Sep 3, 2020

Meet The New Cult In Town: Love Has Won, Now Quarantining On Kauai

Love Has Won

Residents are concerned about the group giving the spiritual community there a bad name.

Allan Parachini 
Honolulu Civil Beat
September 3, 2020

WAINIHA, Kauai — A bizarre Colorado organization called Love Has Won, which a law enforcement official there described as a cult, is relocating to Kauai, with 14 members already housed in a luxury beachfront vacation rental property here.

The organization itself confirmed its move to the island, in both social media posts and in a phone interview. A member who said his name was Ryan Kramer answered a call placed to a number listed on Love Has Won’s website at its headquarters in Crestone, Colorado. The phone number is for callers to “schedule your spiritual intuitive ascension session.”

The presence of the group on Kauai was discovered online by Theresa Kapaku, a Maui resident who said she has spent several years investigating cults on Maui and Hawaii island.

“I kind of already had my finger on the pulse” of the group, she said, “and then within a couple of clicks, I was already on their Facebook feed and they were on Kauai.

“It sounded like a funny, laughable group, but it turned very dark.”

Word of the arrival of the group on Kauai spread rapidly Tuesday and Wednesday on social media, including Facebook and Reddit. Posts to a Facebook group called “Kauai Community” were apparently removed late in the day Wednesday, but attention continued to be focused on Reddit.

Elsa Almaraz, a Wainiha resident whose home is close to the beachfront house the newly arrived group is occupying, said, “Our community is very concerned. We’ve been through a lot together and take great pride in protecting the sacredness, safety and health of our community. They give our spiritual community a bad name as it seems their intentions are very questionable.”

Asked if Love Has Won is a cult, Kramer said, “No. We’re a religion.

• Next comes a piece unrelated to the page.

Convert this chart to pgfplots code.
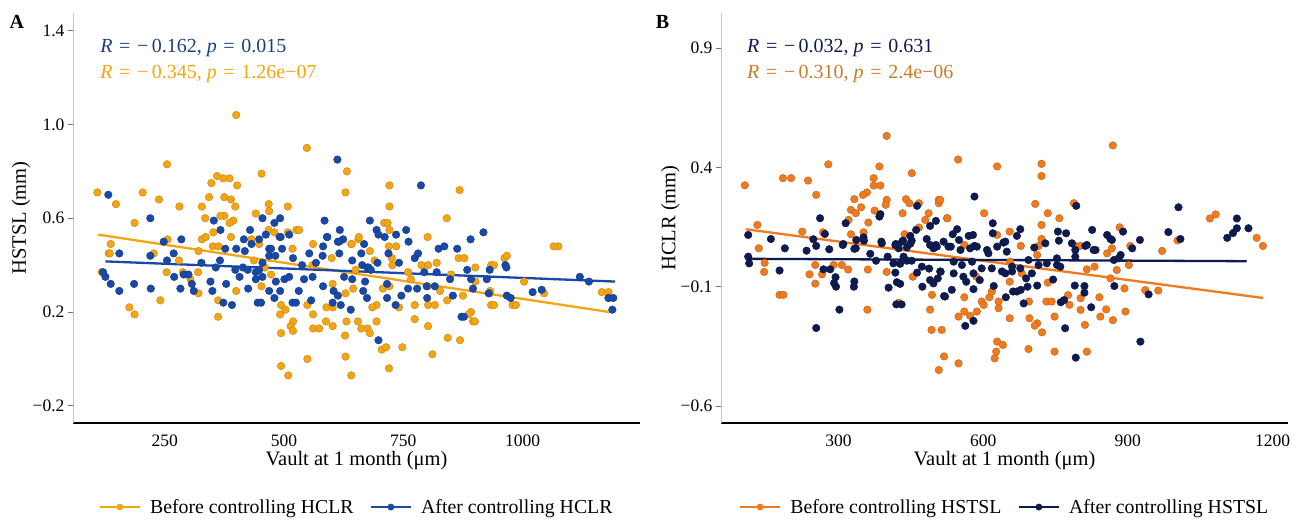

“We’re a group based on the ascension of the planet. We focus on astrology, on weather patterns, mainly medicine,” he said. “Our main form of work is the Gaia’s whole healing essentials. We offer other types of healing modalities.”

The group sells vitamin supplements and colloidal silver and gold, controversial products for which various health claims have been made.

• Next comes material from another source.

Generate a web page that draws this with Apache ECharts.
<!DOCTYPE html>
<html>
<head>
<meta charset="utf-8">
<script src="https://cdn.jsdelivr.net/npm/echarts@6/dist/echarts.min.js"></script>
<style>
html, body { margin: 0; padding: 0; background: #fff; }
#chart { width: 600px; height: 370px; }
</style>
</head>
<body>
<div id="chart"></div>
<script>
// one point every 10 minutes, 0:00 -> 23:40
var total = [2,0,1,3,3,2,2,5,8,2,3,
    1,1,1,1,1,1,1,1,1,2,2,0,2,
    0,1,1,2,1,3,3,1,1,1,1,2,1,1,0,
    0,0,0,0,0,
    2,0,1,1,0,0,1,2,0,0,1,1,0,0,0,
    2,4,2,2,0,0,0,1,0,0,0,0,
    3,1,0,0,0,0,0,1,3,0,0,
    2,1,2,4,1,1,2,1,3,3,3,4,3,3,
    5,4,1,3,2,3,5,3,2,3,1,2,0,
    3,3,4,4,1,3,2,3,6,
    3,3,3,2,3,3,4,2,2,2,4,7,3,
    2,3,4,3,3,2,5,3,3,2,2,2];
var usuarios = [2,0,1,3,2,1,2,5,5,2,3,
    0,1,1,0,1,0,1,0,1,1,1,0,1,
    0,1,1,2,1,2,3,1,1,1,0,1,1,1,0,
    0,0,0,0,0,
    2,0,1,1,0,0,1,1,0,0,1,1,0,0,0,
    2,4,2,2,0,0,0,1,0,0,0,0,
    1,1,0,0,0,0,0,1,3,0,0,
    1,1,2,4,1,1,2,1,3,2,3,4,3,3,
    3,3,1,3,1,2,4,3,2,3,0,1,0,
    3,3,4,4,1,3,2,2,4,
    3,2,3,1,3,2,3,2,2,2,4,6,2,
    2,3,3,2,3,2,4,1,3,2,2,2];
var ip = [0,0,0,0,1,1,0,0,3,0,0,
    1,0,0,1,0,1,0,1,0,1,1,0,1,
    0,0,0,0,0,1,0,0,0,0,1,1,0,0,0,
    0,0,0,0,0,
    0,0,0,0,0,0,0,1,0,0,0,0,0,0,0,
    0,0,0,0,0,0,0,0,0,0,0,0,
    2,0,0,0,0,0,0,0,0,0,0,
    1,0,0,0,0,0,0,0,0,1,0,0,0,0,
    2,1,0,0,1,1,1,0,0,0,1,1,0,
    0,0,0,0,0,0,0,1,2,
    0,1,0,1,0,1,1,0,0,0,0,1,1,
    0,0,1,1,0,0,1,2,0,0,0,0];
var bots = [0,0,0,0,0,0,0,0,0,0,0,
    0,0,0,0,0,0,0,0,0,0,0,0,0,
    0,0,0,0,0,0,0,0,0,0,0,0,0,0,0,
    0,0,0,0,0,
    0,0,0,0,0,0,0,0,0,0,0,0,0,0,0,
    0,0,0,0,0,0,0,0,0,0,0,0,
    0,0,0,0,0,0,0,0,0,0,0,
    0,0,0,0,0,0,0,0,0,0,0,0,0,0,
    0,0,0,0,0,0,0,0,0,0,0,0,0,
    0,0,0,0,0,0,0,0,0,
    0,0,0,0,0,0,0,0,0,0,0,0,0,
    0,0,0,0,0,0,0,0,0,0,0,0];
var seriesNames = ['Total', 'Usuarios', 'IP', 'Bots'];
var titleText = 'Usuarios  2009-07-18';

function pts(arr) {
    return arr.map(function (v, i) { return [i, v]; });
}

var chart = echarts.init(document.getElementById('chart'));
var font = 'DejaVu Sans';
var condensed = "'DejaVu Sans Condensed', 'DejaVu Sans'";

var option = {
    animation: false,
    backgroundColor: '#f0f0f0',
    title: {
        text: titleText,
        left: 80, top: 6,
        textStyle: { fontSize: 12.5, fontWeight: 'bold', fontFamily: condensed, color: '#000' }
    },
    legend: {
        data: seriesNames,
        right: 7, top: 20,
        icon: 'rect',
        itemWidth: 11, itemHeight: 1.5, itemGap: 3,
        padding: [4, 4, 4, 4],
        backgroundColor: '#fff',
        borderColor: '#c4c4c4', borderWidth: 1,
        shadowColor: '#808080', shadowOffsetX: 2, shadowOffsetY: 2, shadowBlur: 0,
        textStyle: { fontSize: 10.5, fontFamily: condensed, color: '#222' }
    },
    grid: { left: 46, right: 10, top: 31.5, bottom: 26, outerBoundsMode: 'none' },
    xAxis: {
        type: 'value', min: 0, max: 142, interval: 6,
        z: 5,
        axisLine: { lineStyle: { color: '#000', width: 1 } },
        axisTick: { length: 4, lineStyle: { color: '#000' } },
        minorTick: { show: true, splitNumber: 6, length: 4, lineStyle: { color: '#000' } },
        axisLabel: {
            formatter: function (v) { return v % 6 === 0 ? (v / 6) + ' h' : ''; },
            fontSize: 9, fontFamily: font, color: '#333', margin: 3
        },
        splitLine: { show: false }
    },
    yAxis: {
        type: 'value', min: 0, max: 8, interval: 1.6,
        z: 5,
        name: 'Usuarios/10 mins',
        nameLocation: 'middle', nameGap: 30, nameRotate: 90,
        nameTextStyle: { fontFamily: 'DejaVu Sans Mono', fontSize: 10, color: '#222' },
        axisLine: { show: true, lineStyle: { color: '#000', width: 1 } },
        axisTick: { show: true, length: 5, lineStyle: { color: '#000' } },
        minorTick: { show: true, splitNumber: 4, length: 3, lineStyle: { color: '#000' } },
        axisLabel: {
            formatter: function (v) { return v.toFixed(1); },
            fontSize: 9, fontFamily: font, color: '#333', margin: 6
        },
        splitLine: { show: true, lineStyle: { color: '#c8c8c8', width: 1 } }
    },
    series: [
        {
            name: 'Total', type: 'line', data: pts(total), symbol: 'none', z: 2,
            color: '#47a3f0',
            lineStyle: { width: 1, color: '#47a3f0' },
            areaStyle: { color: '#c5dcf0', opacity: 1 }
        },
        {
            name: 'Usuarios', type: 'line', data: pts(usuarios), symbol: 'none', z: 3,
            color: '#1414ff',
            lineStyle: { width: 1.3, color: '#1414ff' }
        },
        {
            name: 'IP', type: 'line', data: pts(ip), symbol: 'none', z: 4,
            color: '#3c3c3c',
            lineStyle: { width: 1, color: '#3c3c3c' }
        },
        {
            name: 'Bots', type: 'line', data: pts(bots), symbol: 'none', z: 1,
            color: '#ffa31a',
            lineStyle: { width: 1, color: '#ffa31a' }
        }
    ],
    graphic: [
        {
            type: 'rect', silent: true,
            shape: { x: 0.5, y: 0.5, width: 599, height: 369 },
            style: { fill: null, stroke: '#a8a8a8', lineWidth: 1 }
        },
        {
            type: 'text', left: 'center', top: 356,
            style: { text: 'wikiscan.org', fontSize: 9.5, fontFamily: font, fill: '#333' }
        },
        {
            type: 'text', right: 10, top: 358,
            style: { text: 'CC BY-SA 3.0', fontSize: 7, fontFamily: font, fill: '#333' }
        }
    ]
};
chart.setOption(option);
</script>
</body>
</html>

“We do claim that it can assist in bringing you to 100% of health and wellness,” Kramer said. “We take a more spiritual approach to things.”

Civil Beat visited the property Wednesday afternoon, but no one answered the door. Curtains were drawn in most of the windows. Pillows had been draped over lanai railings. Damaged beach furniture was piled on the sand in front of the house. Lights were on in at least two rooms.

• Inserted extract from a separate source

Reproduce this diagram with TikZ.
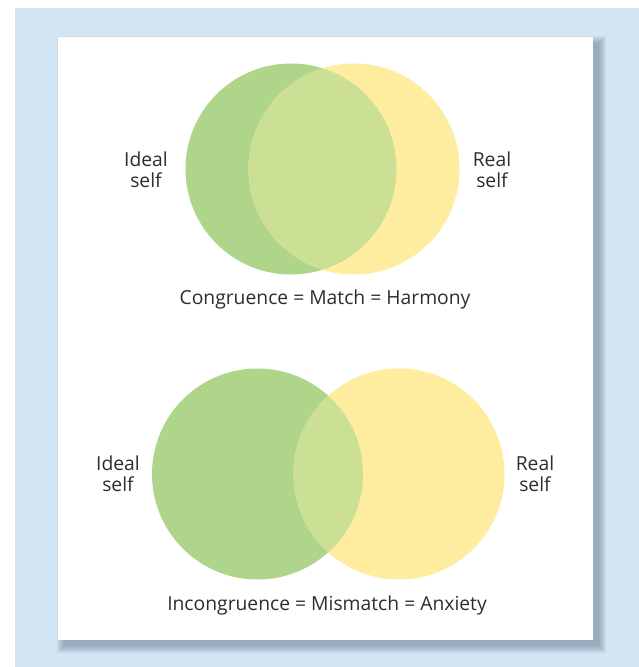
\documentclass[tikz,border=0pt]{standalone}
\usepackage{fontspec}
\setmainfont{Open Sans}
\usepackage{tikz}
\usetikzlibrary{positioning}
\definecolor{pagebg}{RGB}{211,228,243}
\definecolor{shadowgray}{RGB}{70,90,115}
\definecolor{idealgreen}{RGB}{175,213,139}
\definecolor{realyellow}{RGB}{254,236,159}
\definecolor{overlapgreen}{RGB}{203,223,149}
\definecolor{labelgray}{RGB}{45,45,45}

\begin{document}
\begin{tikzpicture}[x=1pt, y=-1pt,
    every node/.style={font=\fontsize{19.3}{21.5}\selectfont, text=labelgray},
    selfcircle/.style={circle, minimum size=211pt, inner sep=0pt},
    selflabel/.style={align=center}]
            \useasboundingbox (0,0) rectangle (639,667);
            % Background
            \fill[pagebg] (15,8) rectangle (639,667);

            % Soft shadow of the panel
            \foreach \s in {0,...,7}
                \fill[shadowgray, opacity=0.06] (64-\s,43-\s) rectangle (599+\s,646+\s);

            % Panel
            \fill[white] (58,37) rectangle (593,640);

            % Congruence circles
            \node[selfcircle, fill=idealgreen] (ideal1) at (291,169) {};
            \node[selfcircle, fill=realyellow] (real1) at (354,169) {};
            \begin{scope}
                \clip (ideal1.center) circle[radius=105.5pt];
                \fill[overlapgreen] (real1.center) circle[radius=105.5pt];
            \end{scope}
            \node[selflabel] (ideallabel1) at (146,170) {Ideal\\self};
            \node[selflabel] (reallabel1) at (492,170) {Real\\self};
            \node (congruence) at (325,299) {Congruence = Match = Harmony};

            % Incongruence circles
            \node[selfcircle, fill=idealgreen] (ideal2) at (257.5,474) {};
            \node[selfcircle, fill=realyellow] (real2) at (399,474) {};
            \begin{scope}
                \clip (ideal2.center) circle[radius=105.5pt];
                \fill[overlapgreen] (real2.center) circle[radius=105.5pt];
            \end{scope}
            \node[selflabel] (ideallabel2) at (118,474) {Ideal\\self};
            \node[selflabel] (reallabel2) at (535,474) {Real\\self};
            \node (incongruence) at (327,605) {Incongruence = Mismatch = Anxiety};
        \end{tikzpicture}
\end{document}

A search of the Internal Revenue Service database confirmed that, under the name Lovehaswon, the group is registered as a nonprofit religious organization. It is not required to file tax returns.

Kramer said cult members began moving to Kauai several weeks ago. He said the group is continuing some of its operations in Colorado, where some of its health supplements are made. He said production of some of the products may be moved to Kauai.

Capt. Ken Wilson, of the Saguache County Sheriff’s Department, described Love Has Won as “a cult activity.” He said deputies had responded to numerous calls to the group’s Colorado headquarters. “We’ll have a mother call and say ‘my daughter’s out there,’ so we go out.”

But he said his department has never made arrests because young people whose parents called law enforcement declined to leave and were old enough that they could not be forced to depart. “They stay within the boundaries, so to speak,” Wilson said.

The group appears to stream live video on an almost daily basis, which members said is disseminated through Facebook, Skype and on YouTube. The most recent video posting on YouTube is an hour-long production dated Wednesday.

Love Has Won was apparently founded by Amy Carlson, described by one cult expert as a former manager at a McDonald’s franchise. Carlson is said to be in her 40s and is referred to on Love Has Won’s website and video media as “mom” and “mother.”

The cult describes itself as having roots in beliefs in Lemuria, a mythical lost continent whose contemporary followers believe Lemurian descendants may still reside within Mt. Shasta.

In a transcript of one of the YouTube videos, a woman who identified herself as Lauren Suarez says that Carlson “was queen of Lemuria and Donald Trump was mom’s father in Lemuria.”

Kramer declined to say whether Carlson herself is currently on Kauai.

However, Facebook posts circulated on Tuesday said Carlson and other group members were in quarantine after their arrival from Colorado at a hotel in Lihue.

The Wainiha house in which the group is staying is owned by David Bancroft, who came to public attention in 2018 after Kauai County officials discovered he continued to list the property on VRBO and Airbnb after then-Mayor Bernard Carvalho imposed a ban on vacation rental operations on the entire North Shore in the wake of the floods that ravaged Kauai in March of that year.

Bancroft did not respond to phone and email requests for comment on Wednesday.